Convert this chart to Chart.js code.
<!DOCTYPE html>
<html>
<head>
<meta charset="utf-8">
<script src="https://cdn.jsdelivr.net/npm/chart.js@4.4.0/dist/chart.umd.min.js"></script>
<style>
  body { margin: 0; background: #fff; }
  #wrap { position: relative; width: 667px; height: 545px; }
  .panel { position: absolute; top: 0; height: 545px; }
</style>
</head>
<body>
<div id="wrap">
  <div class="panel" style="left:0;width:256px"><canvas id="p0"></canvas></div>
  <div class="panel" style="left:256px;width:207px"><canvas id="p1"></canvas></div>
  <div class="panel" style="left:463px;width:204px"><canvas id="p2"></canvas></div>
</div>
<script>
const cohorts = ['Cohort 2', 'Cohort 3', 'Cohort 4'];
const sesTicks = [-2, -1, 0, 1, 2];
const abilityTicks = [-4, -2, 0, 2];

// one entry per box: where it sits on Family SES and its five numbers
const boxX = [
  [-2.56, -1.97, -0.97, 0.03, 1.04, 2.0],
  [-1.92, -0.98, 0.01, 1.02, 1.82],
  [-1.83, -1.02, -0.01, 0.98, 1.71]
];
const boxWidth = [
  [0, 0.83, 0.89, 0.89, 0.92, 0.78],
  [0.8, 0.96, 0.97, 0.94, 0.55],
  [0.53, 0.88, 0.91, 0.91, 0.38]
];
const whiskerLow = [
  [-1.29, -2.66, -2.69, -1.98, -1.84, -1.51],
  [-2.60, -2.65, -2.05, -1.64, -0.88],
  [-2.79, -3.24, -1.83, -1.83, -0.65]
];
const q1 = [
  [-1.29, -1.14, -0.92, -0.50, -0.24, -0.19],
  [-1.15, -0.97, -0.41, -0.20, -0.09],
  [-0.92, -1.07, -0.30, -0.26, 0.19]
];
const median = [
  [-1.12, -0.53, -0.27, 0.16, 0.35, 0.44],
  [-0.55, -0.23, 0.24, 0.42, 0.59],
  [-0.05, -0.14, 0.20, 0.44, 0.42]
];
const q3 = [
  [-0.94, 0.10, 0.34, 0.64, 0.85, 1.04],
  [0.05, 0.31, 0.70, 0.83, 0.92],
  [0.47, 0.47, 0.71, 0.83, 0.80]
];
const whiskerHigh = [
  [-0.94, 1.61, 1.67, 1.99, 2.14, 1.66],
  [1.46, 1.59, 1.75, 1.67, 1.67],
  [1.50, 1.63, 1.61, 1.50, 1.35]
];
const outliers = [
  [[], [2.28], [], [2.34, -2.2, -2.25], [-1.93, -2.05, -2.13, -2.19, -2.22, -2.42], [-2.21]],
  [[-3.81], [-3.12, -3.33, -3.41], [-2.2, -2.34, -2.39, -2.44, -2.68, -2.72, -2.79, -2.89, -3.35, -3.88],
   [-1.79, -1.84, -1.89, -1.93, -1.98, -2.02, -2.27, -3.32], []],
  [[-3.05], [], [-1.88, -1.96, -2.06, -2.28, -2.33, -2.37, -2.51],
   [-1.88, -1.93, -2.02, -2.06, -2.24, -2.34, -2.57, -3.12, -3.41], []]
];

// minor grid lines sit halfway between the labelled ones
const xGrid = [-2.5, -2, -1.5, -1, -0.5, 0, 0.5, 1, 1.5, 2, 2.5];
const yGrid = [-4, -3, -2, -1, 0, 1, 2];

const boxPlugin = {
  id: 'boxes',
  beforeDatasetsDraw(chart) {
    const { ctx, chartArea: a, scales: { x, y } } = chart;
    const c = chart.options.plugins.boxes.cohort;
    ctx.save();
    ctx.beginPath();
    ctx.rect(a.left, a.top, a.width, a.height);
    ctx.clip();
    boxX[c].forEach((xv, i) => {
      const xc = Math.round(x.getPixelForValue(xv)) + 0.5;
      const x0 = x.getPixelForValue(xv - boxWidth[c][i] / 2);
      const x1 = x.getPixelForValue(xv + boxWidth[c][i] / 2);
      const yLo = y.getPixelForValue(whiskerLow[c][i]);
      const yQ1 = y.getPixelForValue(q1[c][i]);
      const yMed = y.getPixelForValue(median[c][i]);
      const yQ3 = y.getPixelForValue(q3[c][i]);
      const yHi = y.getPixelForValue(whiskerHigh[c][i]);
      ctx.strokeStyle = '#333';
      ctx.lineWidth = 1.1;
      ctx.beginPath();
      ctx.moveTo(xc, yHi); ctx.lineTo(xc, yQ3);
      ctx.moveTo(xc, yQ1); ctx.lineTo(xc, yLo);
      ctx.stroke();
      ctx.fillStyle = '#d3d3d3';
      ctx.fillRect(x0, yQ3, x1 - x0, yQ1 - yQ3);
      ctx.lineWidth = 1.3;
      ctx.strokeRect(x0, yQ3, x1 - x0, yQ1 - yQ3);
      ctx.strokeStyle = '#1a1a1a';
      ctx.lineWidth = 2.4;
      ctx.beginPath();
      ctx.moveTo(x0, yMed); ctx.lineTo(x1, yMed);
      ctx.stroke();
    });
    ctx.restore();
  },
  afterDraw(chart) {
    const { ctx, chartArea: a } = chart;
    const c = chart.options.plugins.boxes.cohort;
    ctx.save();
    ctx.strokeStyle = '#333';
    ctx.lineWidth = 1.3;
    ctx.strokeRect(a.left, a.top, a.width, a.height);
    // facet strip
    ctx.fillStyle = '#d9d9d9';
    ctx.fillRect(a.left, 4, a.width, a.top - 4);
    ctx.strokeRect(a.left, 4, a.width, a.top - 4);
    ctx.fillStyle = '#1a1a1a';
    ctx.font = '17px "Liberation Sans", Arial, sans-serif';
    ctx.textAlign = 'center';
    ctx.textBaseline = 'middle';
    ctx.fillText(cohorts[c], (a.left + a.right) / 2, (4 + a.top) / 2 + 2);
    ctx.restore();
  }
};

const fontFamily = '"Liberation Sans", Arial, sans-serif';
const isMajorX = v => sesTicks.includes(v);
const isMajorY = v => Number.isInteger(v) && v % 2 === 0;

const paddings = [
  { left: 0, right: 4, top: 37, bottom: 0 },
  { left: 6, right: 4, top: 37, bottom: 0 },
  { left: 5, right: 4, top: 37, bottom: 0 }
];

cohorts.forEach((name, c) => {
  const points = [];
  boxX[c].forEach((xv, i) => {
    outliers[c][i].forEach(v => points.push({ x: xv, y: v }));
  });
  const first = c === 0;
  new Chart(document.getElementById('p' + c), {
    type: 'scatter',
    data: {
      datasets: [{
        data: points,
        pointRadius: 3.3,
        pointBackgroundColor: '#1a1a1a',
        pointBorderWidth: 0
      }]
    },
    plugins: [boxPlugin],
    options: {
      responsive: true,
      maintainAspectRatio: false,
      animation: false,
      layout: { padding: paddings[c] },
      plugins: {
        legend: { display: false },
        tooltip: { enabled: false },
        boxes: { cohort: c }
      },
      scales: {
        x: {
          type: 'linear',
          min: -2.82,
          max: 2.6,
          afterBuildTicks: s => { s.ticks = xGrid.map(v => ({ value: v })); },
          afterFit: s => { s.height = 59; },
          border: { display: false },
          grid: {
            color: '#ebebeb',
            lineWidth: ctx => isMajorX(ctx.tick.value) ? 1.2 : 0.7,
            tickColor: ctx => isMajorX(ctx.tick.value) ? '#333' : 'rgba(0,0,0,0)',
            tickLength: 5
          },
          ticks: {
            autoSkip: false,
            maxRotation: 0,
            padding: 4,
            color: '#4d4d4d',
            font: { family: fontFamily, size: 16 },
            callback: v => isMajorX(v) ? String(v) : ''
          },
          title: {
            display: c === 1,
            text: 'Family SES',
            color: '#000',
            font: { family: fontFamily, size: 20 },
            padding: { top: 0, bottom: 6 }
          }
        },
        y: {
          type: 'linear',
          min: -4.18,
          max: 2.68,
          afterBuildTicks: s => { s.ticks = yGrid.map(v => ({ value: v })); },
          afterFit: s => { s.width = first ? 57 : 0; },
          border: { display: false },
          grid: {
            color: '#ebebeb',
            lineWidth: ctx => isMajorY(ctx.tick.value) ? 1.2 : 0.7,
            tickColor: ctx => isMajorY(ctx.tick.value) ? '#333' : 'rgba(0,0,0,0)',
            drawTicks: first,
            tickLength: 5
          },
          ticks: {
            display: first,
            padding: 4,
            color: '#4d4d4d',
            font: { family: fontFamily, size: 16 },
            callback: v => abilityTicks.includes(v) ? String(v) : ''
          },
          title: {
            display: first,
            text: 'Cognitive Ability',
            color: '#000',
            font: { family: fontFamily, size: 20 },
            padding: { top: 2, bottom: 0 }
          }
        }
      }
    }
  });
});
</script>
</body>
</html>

=== WHAT YOU NEED TO DO ===
Repeat exactly, please, each line from the beginning of the data through the line with "const abilityTicks = [-4, -2, 0, 2];" in it, and only those lines.

=== THE RESPONSE ===
Convert this chart to Chart.js code.
<!DOCTYPE html>
<html>
<head>
<meta charset="utf-8">
<script src="https://cdn.jsdelivr.net/npm/chart.js@4.4.0/dist/chart.umd.min.js"></script>
<style>
  body { margin: 0; background: #fff; }
  #wrap { position: relative; width: 667px; height: 545px; }
  .panel { position: absolute; top: 0; height: 545px; }
</style>
</head>
<body>
<div id="wrap">
  <div class="panel" style="left:0;width:256px"><canvas id="p0"></canvas></div>
  <div class="panel" style="left:256px;width:207px"><canvas id="p1"></canvas></div>
  <div class="panel" style="left:463px;width:204px"><canvas id="p2"></canvas></div>
</div>
<script>
const cohorts = ['Cohort 2', 'Cohort 3', 'Cohort 4'];
const sesTicks = [-2, -1, 0, 1, 2];
const abilityTicks = [-4, -2, 0, 2];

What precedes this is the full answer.